Population (2026-01-01)
- • Total: 490
- • Density: 120/km^{2} (320/sq mi)
- Time zone: UTC+1 (CET)
- • Summer (DST): UTC+2 (CEST)
- Postal codes: 789 72
- Website: www.bohuslavice.cz

= Bohuslavice (Šumperk District) =

Bohuslavice (Bohuslawitz) is a municipality and village in Šumperk District in the Olomouc Region of the Czech Republic. It has about 500 inhabitants.

==Etymology==
The name is derived from the personal name Bohuslav. According to legend, it was a fisherman who managed the fishponds belonging to the nobility and for his services was commissioned to establish a village.

==Geography==
Bohuslavice is located about 15 km south of Šumperk and 33 km northwest of Olomouc. It lies in a flat agricultural landscape in the Mohelnice Depression. The municipality is situated in a floodplain of the Morava River, in the Haná fertile region. The Morava partially forms the western border of the municipality.

==History==
The first written mention of Bohuslavice is from 1356. The village was founded in around 1250. The population was purely Czech, without German minority. In the 15th century, a set of fish ponds was created here.
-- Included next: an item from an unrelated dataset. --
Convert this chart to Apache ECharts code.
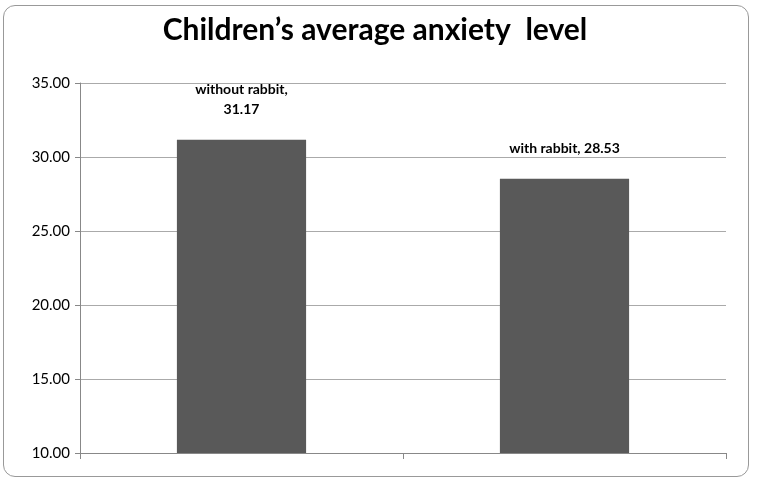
<!DOCTYPE html>
<html><head><meta charset="utf-8">
<script src="https://cdn.jsdelivr.net/npm/echarts@6/dist/echarts.min.js"></script>
<style>
html,body{margin:0;padding:0;background:#fff}
#box{position:absolute;left:3px;top:5px;width:746px;height:472px;border:1px solid #999;border-radius:12px;box-sizing:border-box}
#c{position:absolute;left:0;top:0;width:757px;height:481px}
</style></head>
<body><div id="box"></div><div id="c"></div>
<script>
var categories = ['without rabbit', 'with rabbit'];
var values = [31.17, 28.53];
var labelTexts = ['without rabbit,\n31.17', 'with rabbit, 28.53'];

var chart = echarts.init(document.getElementById('c'));
chart.setOption({
    animation: false,
    title: {
        text: 'Children\u2019s average anxiety  level',
        left: 370, top: 10, textAlign: 'center',
        textStyle: {fontFamily: 'Lato', fontWeight: 'bold', fontSize: 30, color: '#000'}
    },
    grid: {left: 80, right: 31, top: 83, bottom: 28},
    xAxis: {
        type: 'category',
        data: categories,
        axisLine: {lineStyle: {color: '#888'}},
        axisTick: {show: true, length: 6, lineStyle: {color: '#888'}},
        axisLabel: {show: false}
    },
    yAxis: {
        type: 'value', min: 10, max: 35, interval: 5,
        axisLine: {show: true, lineStyle: {color: '#888'}},
        axisTick: {show: true, length: 5, lineStyle: {color: '#888'}},
        splitLine: {lineStyle: {color: '#aaa'}},
        axisLabel: {
            formatter: function (v) { return v.toFixed(2); },
            fontFamily: 'Lato', fontSize: 15, color: '#000', margin: 10
        }
    },
    series: [{
        type: 'bar',
        barWidth: '40%',
        itemStyle: {color: '#595959'},
        data: values,
        label: {
            show: true, position: 'top', distance: 20,
            fontFamily: 'Lato', fontWeight: 'bold', fontSize: 14, color: '#000',
            lineHeight: 20,
            formatter: function (p) { return labelTexts[p.dataIndex]; }
        }
    }]
});
</script></body></html>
Bohuslavice was completely destroyed during the Thirty Years' War. After the war, the village was resettled, again only by Czechs. In the mid-19th century, the set of ponds was dissolved.

The municipality was ceded to Nazi Germany after the Munich Agreement in 1938, and incorporated into the Reichsgau Sudetenland, even though the village was entirely ethnically Czech.

Bohuslavice suffered several major floods in the 19th and 20th century, including the 1997 Central European flood.

==Transport==
There are no railways or major roads passing through the municipality.

==Sights==
The main landmark of Bohuslavice is the Chapel of Saints Peter and Paul. It dates from the second half of the 19th century.